Ventajas de mirar al suelo
Habría sido noticia si no fuera porque, de tan repetido, el episodio ya no provocó ninguna sorpresa. Otro puente, ahora en Venecia, del arquitecto español Santiago Calatrava resultó fallido. Entre varios defectos que vienen acumulándose durante años (el puente sobre el Gran Canal se inauguró en 2008), se detectó que no están en condiciones de que lo transiten sillas de ruedas. Por este nuevo percance, Calatrava deberá pagar 78.000 euros al Estado. Casi nada para él, realmente. Algunos alegaron que, después de todo, el caso no era tan grave, puesto que también a Bernini se le había caído una torre. La comparación -un poco abusiva- podría justificarse por su error, pero no por su gloria: no le conocemos a Calatrava una intervención semejante a la de Bernini en el Palazzo Barberini. Acaso compartieran la infatuación, pero ni siquiera ella alcanza para compensar los efectos visuales.
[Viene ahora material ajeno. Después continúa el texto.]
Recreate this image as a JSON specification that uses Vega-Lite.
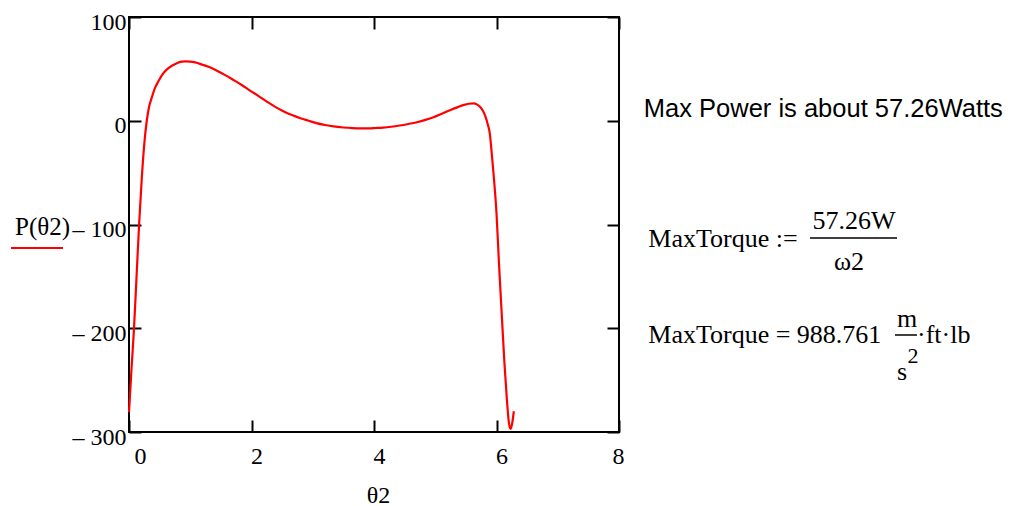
{
  "$schema": "https://vega.github.io/schema/vega-lite/v6.json",
  "width": 490,
  "height": 415,
  "autosize": {"type": "none"},
  "padding": {"left": 129, "top": 17, "right": 397, "bottom": 74},
  "background": "white",
  "config": {
    "view": {"stroke": "black", "strokeWidth": 2},
    "font": "Liberation Serif",
    "axis": {"grid": false, "domain": false, "tickColor": "black", "tickWidth": 2, "tickSize": -12, "labelColor": "black", "labelFont": "Liberation Serif", "labelFontSize": 24, "titleColor": "black", "titleFont": "Liberation Serif", "titleFontSize": 24, "titleFontWeight": "normal"}
  },
  "datasets": {
    "curve": [
      {"theta2": 0, "P": -281},
      {"theta2": 0.04, "P": -240},
      {"theta2": 0.08, "P": -202},
      {"theta2": 0.125, "P": -148},
      {"theta2": 0.165, "P": -100},
      {"theta2": 0.21, "P": -54},
      {"theta2": 0.25, "P": -22},
      {"theta2": 0.29, "P": 0},
      {"theta2": 0.33, "P": 14},
      {"theta2": 0.37, "P": 22},
      {"theta2": 0.42, "P": 31},
      {"theta2": 0.48, "P": 38},
      {"theta2": 0.55, "P": 45},
      {"theta2": 0.62, "P": 49.5},
      {"theta2": 0.7, "P": 53},
      {"theta2": 0.78, "P": 55.5},
      {"theta2": 0.86, "P": 57},
      {"theta2": 0.93, "P": 57.3},
      {"theta2": 1.0, "P": 57},
      {"theta2": 1.08, "P": 56.2},
      {"theta2": 1.2, "P": 54},
      {"theta2": 1.3, "P": 52},
      {"theta2": 1.45, "P": 47.8},
      {"theta2": 1.57, "P": 44},
      {"theta2": 1.7, "P": 39.5},
      {"theta2": 1.84, "P": 34.5},
      {"theta2": 1.97, "P": 29.3},
      {"theta2": 2.11, "P": 24},
      {"theta2": 2.25, "P": 18.5},
      {"theta2": 2.38, "P": 13.6},
      {"theta2": 2.52, "P": 9.2},
      {"theta2": 2.66, "P": 5.5},
      {"theta2": 2.8, "P": 2.4},
      {"theta2": 2.93, "P": 0},
      {"theta2": 3.06, "P": -2.3},
      {"theta2": 3.2, "P": -4.1},
      {"theta2": 3.34, "P": -5.5},
      {"theta2": 3.5, "P": -6.5},
      {"theta2": 3.65, "P": -7.1},
      {"theta2": 3.77, "P": -7.3},
      {"theta2": 3.9, "P": -7.3},
      {"theta2": 4.03, "P": -7.0},
      {"theta2": 4.15, "P": -6.6},
      {"theta2": 4.28, "P": -5.8},
      {"theta2": 4.42, "P": -4.6},
      {"theta2": 4.56, "P": -3.1},
      {"theta2": 4.7, "P": -1.4},
      {"theta2": 4.84, "P": 0.8},
      {"theta2": 4.97, "P": 3.3},
      {"theta2": 5.1, "P": 6.5},
      {"theta2": 5.24, "P": 10.2},
      {"theta2": 5.38, "P": 13.4},
      {"theta2": 5.47, "P": 15.3},
      {"theta2": 5.55, "P": 16.4},
      {"theta2": 5.62, "P": 16.8},
      {"theta2": 5.68, "P": 15.8},
      {"theta2": 5.73, "P": 13.5},
      {"theta2": 5.78, "P": 9.5},
      {"theta2": 5.82, "P": 4},
      {"theta2": 5.86, "P": -4},
      {"theta2": 5.89, "P": -12},
      {"theta2": 5.92, "P": -30},
      {"theta2": 5.95, "P": -50},
      {"theta2": 6.0, "P": -89},
      {"theta2": 6.04, "P": -137},
      {"theta2": 6.085, "P": -186},
      {"theta2": 6.13, "P": -234},
      {"theta2": 6.17, "P": -269},
      {"theta2": 6.2, "P": -290},
      {"theta2": 6.23, "P": -297},
      {"theta2": 6.255, "P": -292},
      {"theta2": 6.283, "P": -280}
    ],
    "notesSans": [
      {"note": "Max Power is about 57.26Watts", "theta2": 8.405, "P": 3.9}
    ],
    "notesLeft": [
      {"note": "MaxTorque :=", "theta2": 8.478, "P": -121.7},
      {"note": "MaxTorque = 988.761", "theta2": 8.478, "P": -214.2},
      {"note": "·ft·lb", "theta2": 12.865, "P": -214.2}
    ],
    "notesCenter": [
      {"note": "57.26W", "theta2": 11.837, "P": -104.3},
      {"note": "ω2", "theta2": 11.755, "P": -143.9},
      {"note": "m", "theta2": 12.702, "P": -198.8},
      {"note": "s", "theta2": 12.62, "P": -249.9}
    ],
    "notesSup": [
      {"note": "2", "theta2": 12.8, "P": -233.5}
    ],
    "fractionBars": [
      {"theta2": 11.118, "theta2End": 12.539, "P": -113},
      {"theta2": 12.506, "theta2End": 12.865, "P": -206.5}
    ]
  },
  "resolve": {"axis": {"x": "independent", "y": "independent"}},
  "layer": [
    {
      "data": {"name": "curve"},
      "mark": {"type": "line", "interpolate": "monotone", "strokeWidth": 2.2},
      "encoding": {
        "x": {"field": "theta2", "type": "quantitative", "scale": {"domain": [0, 8], "nice": false, "zero": false},
          "axis": {"orient": "bottom", "values": [0, 2, 4, 6, 8], "labelPadding": 24, "labelOffset": 5, "labelBaseline": "top", "title": "θ2", "titleX": 249, "titleY": 70, "titleBaseline": "alphabetic", "titleAnchor": null}},
        "y": {"field": "P", "type": "quantitative", "scale": {"domain": [-300, 100], "nice": false, "zero": false},
          "axis": {"orient": "left", "values": [-300, -200, -100, 0, 100], "labelPadding": 15, "labelOffset": 5, "labelExpr": "datum.value < 0 ? '– ' + abs(datum.value) : datum.label", "title": null}},
        "color": {"datum": "P(θ2)", "type": "nominal", "scale": {"range": ["#ff0000"]},
          "legend": {"orient": "none", "legendX": -114, "legendY": 198, "padding": 0, "title": "P(θ2)", "titleFont": "Liberation Serif", "titleFontSize": 25, "titleFontWeight": "normal", "titleColor": "black", "titlePadding": -19, "symbolType": "stroke", "symbolSize": 2704, "symbolStrokeWidth": 2, "symbolOffset": -5, "labelExpr": "''", "labelFontSize": 1}}
      }
    },
    {
      "data": {"name": "curve"},
      "mark": {"type": "point", "opacity": 0},
      "encoding": {
        "x": {"field": "theta2", "type": "quantitative", "scale": {"domain": [0, 8], "nice": false, "zero": false},
          "axis": {"orient": "top", "values": [0, 2, 4, 6, 8], "labels": false, "title": null}},
        "y": {"field": "P", "type": "quantitative", "scale": {"domain": [-300, 100], "nice": false, "zero": false},
          "axis": {"orient": "right", "values": [-300, -200, -100, 0, 100], "labels": false, "title": null}}
      }
    },
    {
      "data": {"name": "notesSans"},
      "mark": {"type": "text", "align": "left", "baseline": "alphabetic", "font": "Liberation Sans", "fontSize": 25.5, "color": "black"},
      "encoding": {
        "x": {"field": "theta2", "type": "quantitative", "scale": {"domain": [0, 8], "nice": false, "zero": false}, "axis": null},
        "y": {"field": "P", "type": "quantitative", "scale": {"domain": [-300, 100], "nice": false, "zero": false}, "axis": null},
        "text": {"field": "note"}
      }
    },
    {
      "data": {"name": "notesLeft"},
      "mark": {"type": "text", "align": "left", "baseline": "alphabetic", "font": "Liberation Serif", "fontSize": 26, "color": "black"},
      "encoding": {
        "x": {"field": "theta2", "type": "quantitative", "scale": {"domain": [0, 8], "nice": false, "zero": false}, "axis": null},
        "y": {"field": "P", "type": "quantitative", "scale": {"domain": [-300, 100], "nice": false, "zero": false}, "axis": null},
        "text": {"field": "note"}
      }
    },
    {
      "data": {"name": "notesCenter"},
      "mark": {"type": "text", "align": "center", "baseline": "alphabetic", "font": "Liberation Serif", "fontSize": 26, "color": "black"},
      "encoding": {
        "x": {"field": "theta2", "type": "quantitative", "scale": {"domain": [0, 8], "nice": false, "zero": false}, "axis": null},
        "y": {"field": "P", "type": "quantitative", "scale": {"domain": [-300, 100], "nice": false, "zero": false}, "axis": null},
        "text": {"field": "note"}
      }
    },
    {
      "data": {"name": "notesSup"},
      "mark": {"type": "text", "align": "center", "baseline": "alphabetic", "font": "Liberation Serif", "fontSize": 22, "color": "black"},
      "encoding": {
        "x": {"field": "theta2", "type": "quantitative", "scale": {"domain": [0, 8], "nice": false, "zero": false}, "axis": null},
        "y": {"field": "P", "type": "quantitative", "scale": {"domain": [-300, 100], "nice": false, "zero": false}, "axis": null},
        "text": {"field": "note"}
      }
    },
    {
      "data": {"name": "fractionBars"},
      "mark": {"type": "rule", "color": "black", "strokeWidth": 1.5},
      "encoding": {
        "x": {"field": "theta2", "type": "quantitative", "scale": {"domain": [0, 8], "nice": false, "zero": false}, "axis": null},
        "x2": {"field": "theta2End"},
        "y": {"field": "P", "type": "quantitative", "scale": {"domain": [-300, 100], "nice": false, "zero": false}, "axis": null}
      }
    }
  ]
}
A veces es mejor no mirar para arriba (a menos que estén las huellas de Bernini) y privarnos de ciertas perspectivas de la arquitectura, aunque hay que admitir que es difícil cruzar un puente (como en Buenos Aires el de la Mujer) sin mirarlo. El escritor Guy de Maupassant, que odiaba la Torre Eiffel, comía todos los días ahí porque era el único lugar desde el que no la veía. Habría que hacer lo mismo con el puente.
El escritor austríaco Peter Handke había encontrado otra estrategia. En el ensayo autobiográfico "Los secretos públicos de la Tecnocracia" (incluido en su libro Cuando desear todavía era útil) cuenta que durante mucho tiempo caminó con la mirada fija en el suelo. Lo que no veía arriba (lo que no quería ver arriba) tenía su recompensa en el piso. "Un guante perdido, el celofán de un atado de cigarrillos, manos en la falda sin un rostro. Todo eso lo veía como símbolo de aquello que no veía [...] La vista gacha no era otra cosa que un movimiento de defensa frente a un panorama humanamente opresivo".
Esas cosas concretas salvaban a Handke de la arquitectura. Eran cosas, pero cosas más humanas que las masas de edificios. Tan humanas (o infrahumanas, o suprahumanas) como esas conversaciones astilladas que en la película Las alas del deseo (de cuyo guion Handke es autor) se escuchaban en un vagón de subte.
Un día, sin embargo, Handke empezó a mirar para arriba, y ya no era el símbolo de lo de que veía abajo. Fue en el Märkisches Viertel de Berlín. Todo un barrio con bloques de edificios pintados de colores. "Estaba asustado -dice-, eso me horrorizaba. Tenía la sensación de que mi conciencia había encontrado en el exterior lo que correspondía a su interior". El interior: toda la tristeza del mundo contemporáneo.
Todavía más radical fue su vivencia en La Défense, otro barrio con bloques de viviendas y oficinas, pero sin colores, puro gris de acero y vidrio, algo que, contra todo pronóstico, tal vez lo vuelva más interesante. "A lo mejor no es tan malo, quizás uno se acostumbre a eso... Este fue el pensamiento que más me asustó. La Defénse debería ser zona prohibida, porque allí quedaban al descubierto, de forma descarada, los secretos tecnocráticos. Les corresponderían alambradas alrededor y carteles de 'Prohibido tomar fotos'".
¿No nos pasa lo mismo al salir a la calle? ¿No elegimos los recorridos a pie para evitar meticulosamente esa fachada que nos entristece? ¿No evitamos con cuidado algunos barrios enteros? O al revés: ¿no los buscamos precisamente para acostumbrarnos a la fealdad que parece ganarlo todo?
El pintor Vasili Kandinski, a principios del siglo XX, hablaba de objetos exteriormente feos que eran interiormente bellos. El problema es que buena parte de la arquitectura que nos rodea no tiene interioridad; mejor dicho: su interioridad es igual a aquello que estamos obligados a mirar, si no optamos por mirar el suelo.